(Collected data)

---*---

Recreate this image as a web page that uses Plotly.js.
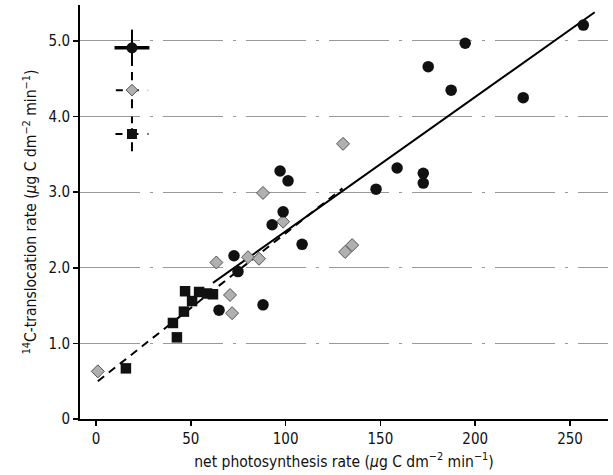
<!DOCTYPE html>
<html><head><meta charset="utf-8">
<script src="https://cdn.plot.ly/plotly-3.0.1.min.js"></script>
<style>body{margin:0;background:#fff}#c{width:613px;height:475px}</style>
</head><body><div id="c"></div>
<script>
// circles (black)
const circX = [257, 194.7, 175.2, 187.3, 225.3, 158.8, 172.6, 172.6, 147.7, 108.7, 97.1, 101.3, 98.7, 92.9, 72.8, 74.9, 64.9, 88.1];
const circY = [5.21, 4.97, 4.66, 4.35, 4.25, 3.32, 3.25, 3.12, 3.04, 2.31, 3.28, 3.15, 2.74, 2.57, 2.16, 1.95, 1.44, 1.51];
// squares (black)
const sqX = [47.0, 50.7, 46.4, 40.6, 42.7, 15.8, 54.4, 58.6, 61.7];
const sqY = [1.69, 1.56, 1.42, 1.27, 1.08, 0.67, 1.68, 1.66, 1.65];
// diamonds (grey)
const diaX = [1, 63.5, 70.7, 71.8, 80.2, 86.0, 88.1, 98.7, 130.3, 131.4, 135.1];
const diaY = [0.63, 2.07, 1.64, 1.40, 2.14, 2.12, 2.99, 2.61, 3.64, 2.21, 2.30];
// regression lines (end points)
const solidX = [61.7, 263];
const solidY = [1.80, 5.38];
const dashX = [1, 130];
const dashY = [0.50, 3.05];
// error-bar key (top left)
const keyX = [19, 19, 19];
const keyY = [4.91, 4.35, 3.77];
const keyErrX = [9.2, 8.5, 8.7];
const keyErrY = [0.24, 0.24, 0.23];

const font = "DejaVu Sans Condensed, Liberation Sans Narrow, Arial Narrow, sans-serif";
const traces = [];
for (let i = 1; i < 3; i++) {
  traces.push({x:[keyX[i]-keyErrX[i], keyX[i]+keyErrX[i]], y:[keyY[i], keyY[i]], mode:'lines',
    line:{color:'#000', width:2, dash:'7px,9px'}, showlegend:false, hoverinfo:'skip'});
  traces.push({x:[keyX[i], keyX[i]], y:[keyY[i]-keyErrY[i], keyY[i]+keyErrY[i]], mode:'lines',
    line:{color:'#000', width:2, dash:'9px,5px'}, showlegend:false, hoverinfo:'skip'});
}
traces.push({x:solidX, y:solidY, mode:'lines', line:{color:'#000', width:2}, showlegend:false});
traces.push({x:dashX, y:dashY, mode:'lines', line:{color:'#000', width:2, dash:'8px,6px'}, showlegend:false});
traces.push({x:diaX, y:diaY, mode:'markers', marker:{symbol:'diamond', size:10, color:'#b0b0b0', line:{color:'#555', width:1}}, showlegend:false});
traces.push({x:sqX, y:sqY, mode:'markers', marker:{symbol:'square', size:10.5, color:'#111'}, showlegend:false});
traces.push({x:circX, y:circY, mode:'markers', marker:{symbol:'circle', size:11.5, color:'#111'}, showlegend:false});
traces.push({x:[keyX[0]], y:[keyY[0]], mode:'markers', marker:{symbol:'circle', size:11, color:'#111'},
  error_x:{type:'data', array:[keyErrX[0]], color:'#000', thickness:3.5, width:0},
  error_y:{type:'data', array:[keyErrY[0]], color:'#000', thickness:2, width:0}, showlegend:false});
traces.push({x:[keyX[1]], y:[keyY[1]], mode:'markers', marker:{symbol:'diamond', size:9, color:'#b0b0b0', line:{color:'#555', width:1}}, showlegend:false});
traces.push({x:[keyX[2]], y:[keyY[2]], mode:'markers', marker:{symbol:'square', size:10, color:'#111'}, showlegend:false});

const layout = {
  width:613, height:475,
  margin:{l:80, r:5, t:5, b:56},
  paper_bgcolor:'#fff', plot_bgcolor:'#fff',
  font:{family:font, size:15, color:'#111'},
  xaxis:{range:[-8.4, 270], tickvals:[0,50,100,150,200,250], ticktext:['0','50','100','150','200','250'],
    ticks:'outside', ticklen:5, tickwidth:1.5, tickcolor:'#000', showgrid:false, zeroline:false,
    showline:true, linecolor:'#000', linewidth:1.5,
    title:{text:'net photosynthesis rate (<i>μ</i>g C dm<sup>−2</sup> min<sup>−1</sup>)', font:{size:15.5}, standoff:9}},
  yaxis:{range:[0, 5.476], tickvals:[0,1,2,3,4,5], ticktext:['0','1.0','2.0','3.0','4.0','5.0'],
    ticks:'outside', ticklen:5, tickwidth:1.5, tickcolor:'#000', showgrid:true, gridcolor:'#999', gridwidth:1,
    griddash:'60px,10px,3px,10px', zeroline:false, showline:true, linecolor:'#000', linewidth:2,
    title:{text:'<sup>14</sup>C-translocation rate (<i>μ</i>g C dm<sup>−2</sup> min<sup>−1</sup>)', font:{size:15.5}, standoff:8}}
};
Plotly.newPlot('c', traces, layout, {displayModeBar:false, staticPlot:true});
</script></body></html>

---*---

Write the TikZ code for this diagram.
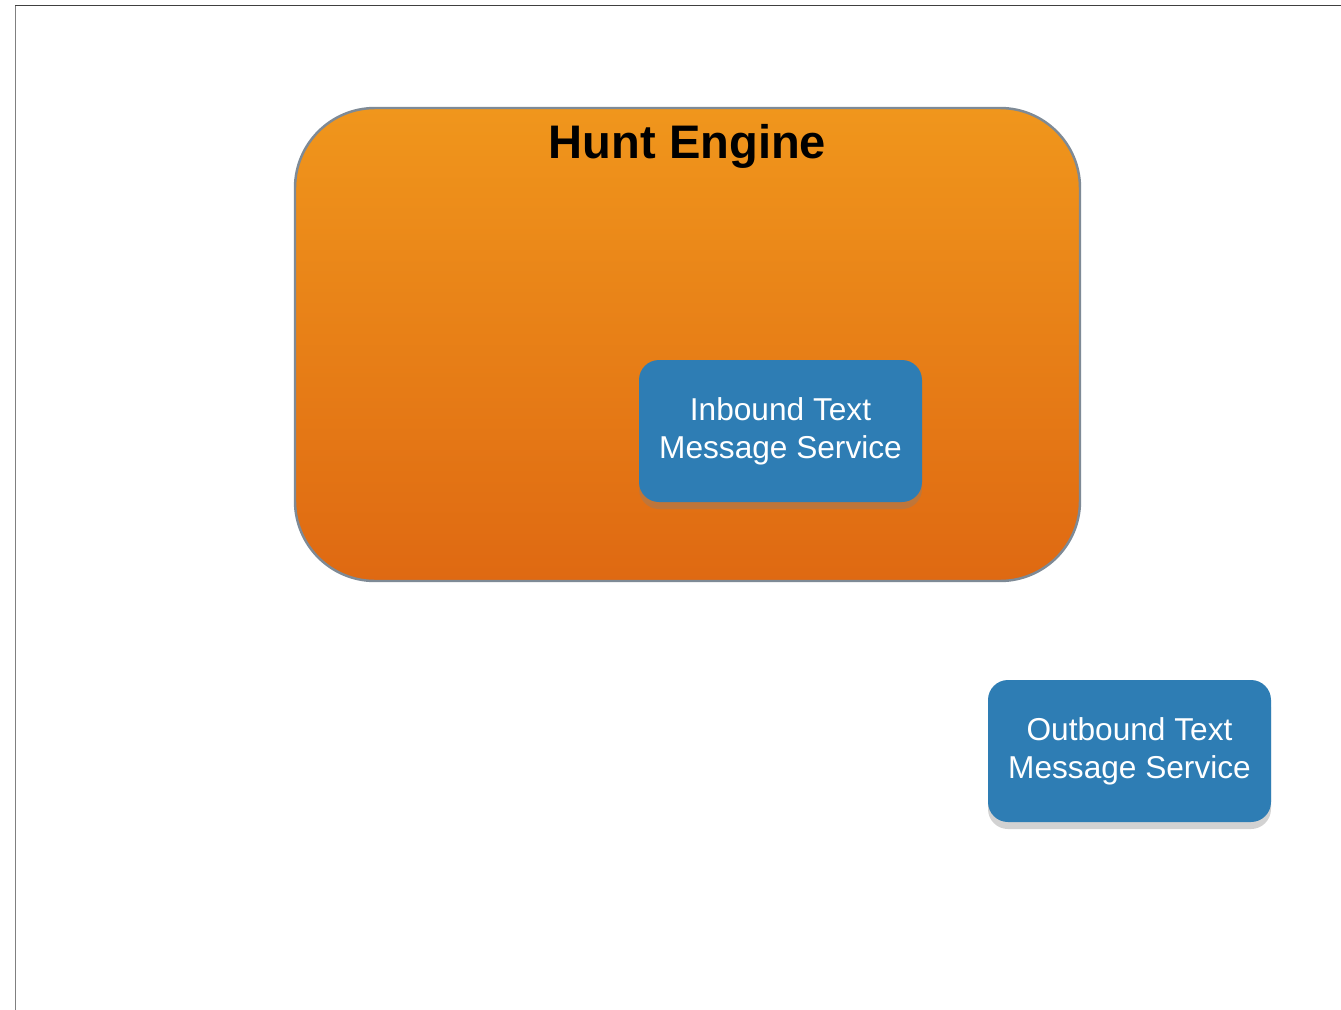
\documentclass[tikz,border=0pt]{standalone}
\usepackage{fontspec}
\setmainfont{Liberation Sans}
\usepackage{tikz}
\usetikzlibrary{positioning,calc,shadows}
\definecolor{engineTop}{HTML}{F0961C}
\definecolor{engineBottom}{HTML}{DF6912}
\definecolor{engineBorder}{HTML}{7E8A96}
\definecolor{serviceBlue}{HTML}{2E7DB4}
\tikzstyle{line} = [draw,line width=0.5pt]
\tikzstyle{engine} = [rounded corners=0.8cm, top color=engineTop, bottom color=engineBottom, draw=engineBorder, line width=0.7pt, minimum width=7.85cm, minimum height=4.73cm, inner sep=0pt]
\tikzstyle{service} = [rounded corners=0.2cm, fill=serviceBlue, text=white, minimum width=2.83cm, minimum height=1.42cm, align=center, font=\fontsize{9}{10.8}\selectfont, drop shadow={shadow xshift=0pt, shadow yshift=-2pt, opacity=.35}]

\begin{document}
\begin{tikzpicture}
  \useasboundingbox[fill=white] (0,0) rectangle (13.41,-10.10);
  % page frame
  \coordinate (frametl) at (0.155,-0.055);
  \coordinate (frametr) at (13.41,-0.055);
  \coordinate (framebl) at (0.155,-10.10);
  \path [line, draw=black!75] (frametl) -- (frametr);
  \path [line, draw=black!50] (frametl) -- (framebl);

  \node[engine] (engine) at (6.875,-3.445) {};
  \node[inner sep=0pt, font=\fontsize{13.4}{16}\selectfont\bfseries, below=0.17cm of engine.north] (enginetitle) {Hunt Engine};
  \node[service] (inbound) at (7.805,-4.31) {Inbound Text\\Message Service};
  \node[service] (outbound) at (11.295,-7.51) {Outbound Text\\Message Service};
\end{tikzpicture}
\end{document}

---*---

● WRITTEN TASK: Collect every line with the string "this" from the records, and copy each.

● TASK RESPONSE:
Recreate this image as a web page that uses Plotly.js.
Write the TikZ code for this diagram.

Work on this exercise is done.